▸ Task details:
Take the lines from the top down to and including the one with "var xTicks = [-400, -200, 0, 200, 400];" and repeat them exactly. Omit images.

▸ Dataset extract:
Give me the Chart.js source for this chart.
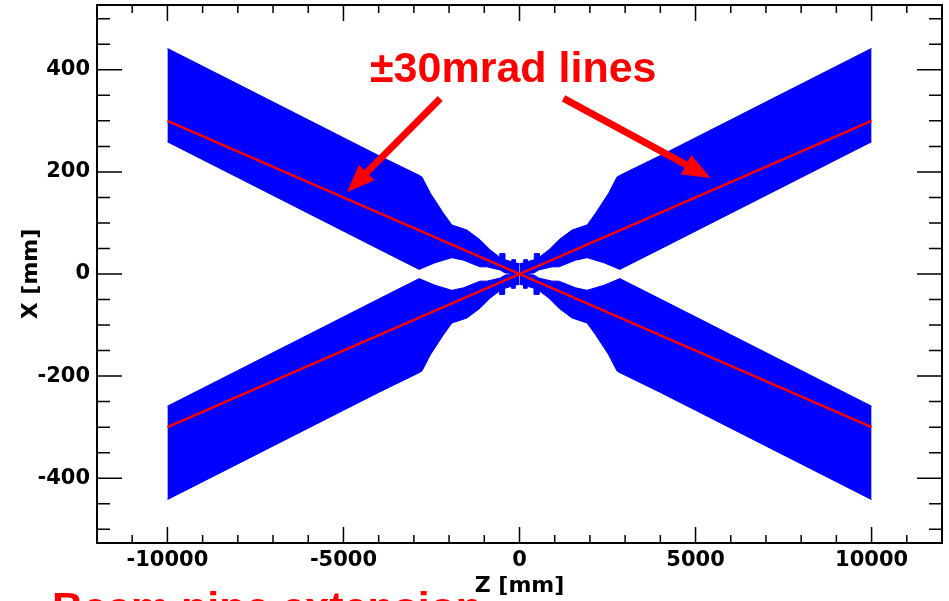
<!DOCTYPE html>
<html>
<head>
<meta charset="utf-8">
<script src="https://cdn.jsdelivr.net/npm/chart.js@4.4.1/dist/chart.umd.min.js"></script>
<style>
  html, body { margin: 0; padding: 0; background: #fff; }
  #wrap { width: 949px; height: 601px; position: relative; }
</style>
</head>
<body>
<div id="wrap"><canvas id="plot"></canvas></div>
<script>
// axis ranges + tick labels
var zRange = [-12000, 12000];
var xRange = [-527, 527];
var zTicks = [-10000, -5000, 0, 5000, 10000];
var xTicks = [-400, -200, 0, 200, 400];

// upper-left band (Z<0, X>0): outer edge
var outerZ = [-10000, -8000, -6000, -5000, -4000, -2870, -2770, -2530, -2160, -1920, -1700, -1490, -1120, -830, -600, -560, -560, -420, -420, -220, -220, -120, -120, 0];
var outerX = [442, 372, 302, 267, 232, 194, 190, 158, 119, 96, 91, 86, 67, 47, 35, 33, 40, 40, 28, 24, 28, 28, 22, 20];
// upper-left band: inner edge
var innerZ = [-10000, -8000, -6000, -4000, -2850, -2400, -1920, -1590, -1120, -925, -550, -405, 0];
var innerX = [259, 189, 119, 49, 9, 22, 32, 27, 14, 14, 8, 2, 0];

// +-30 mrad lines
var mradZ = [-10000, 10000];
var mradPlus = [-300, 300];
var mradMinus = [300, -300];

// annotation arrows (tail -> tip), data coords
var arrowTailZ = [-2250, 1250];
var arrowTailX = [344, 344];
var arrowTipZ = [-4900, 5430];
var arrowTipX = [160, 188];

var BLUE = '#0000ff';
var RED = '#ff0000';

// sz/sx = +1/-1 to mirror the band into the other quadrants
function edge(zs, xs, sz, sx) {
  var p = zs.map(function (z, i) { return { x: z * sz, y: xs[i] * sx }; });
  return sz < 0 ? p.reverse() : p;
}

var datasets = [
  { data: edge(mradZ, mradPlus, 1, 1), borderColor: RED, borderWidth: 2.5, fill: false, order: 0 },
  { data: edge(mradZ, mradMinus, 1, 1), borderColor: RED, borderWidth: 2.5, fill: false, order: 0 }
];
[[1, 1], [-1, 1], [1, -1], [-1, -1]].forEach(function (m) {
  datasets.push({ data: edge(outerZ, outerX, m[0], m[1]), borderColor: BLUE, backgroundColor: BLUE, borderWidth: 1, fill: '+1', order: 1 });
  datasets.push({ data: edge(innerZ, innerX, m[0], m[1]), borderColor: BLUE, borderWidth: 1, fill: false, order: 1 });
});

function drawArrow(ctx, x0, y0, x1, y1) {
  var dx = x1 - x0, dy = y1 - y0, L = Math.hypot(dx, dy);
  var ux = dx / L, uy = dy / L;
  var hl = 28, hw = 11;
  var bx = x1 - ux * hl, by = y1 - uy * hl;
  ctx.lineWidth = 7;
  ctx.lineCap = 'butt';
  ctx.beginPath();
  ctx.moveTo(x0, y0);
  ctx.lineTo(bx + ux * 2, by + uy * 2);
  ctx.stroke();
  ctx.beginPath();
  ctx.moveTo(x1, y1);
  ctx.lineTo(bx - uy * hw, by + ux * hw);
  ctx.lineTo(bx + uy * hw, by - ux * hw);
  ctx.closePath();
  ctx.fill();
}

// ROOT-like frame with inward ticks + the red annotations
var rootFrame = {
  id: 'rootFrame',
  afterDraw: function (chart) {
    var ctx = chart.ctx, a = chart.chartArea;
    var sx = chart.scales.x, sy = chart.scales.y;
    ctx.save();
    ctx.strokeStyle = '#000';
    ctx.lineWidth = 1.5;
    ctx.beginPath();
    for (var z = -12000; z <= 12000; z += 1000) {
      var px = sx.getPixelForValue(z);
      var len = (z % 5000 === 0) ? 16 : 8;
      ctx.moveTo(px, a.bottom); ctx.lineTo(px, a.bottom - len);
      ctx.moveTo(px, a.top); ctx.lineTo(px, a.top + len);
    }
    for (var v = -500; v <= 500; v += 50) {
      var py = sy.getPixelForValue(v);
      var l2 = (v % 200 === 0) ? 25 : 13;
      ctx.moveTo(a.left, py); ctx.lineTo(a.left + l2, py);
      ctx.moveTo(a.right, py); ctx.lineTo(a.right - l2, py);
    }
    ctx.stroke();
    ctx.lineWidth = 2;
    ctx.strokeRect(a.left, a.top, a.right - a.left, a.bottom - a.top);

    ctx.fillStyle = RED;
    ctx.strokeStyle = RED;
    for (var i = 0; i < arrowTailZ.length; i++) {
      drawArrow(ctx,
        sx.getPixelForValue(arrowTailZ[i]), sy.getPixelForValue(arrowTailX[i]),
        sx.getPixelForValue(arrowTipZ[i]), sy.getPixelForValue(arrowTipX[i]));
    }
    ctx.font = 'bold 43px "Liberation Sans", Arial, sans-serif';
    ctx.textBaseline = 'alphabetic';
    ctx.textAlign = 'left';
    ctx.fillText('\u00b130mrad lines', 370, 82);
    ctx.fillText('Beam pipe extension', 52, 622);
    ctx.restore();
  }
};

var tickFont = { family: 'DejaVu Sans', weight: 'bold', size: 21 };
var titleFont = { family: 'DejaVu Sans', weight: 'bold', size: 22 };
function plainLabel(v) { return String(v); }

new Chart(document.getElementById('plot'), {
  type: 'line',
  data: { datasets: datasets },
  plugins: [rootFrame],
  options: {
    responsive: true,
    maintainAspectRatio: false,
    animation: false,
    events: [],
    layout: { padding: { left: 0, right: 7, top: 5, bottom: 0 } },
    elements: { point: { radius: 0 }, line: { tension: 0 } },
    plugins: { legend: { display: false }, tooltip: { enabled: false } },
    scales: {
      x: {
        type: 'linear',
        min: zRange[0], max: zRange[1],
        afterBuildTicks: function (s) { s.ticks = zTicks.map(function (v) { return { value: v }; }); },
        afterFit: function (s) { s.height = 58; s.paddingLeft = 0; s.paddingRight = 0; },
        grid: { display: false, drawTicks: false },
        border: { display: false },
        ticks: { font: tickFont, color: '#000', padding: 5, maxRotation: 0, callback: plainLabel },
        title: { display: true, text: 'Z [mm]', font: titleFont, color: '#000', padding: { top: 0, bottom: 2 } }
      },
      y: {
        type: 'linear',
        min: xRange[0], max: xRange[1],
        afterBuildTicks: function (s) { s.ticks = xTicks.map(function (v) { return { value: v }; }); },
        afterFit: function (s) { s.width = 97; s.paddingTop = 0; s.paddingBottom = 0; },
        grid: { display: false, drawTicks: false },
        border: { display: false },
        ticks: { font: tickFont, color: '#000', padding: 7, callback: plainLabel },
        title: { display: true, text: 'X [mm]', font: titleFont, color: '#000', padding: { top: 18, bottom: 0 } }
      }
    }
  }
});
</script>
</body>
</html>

▸ Answer to this problem:
Give me the Chart.js source for this chart.
<!DOCTYPE html>
<html>
<head>
<meta charset="utf-8">
<script src="https://cdn.jsdelivr.net/npm/chart.js@4.4.1/dist/chart.umd.min.js"></script>
<style>
  html, body { margin: 0; padding: 0; background: #fff; }
  #wrap { width: 949px; height: 601px; position: relative; }
</style>
</head>
<body>
<div id="wrap"><canvas id="plot"></canvas></div>
<script>
// axis ranges + tick labels
var zRange = [-12000, 12000];
var xRange = [-527, 527];
var zTicks = [-10000, -5000, 0, 5000, 10000];
var xTicks = [-400, -200, 0, 200, 400];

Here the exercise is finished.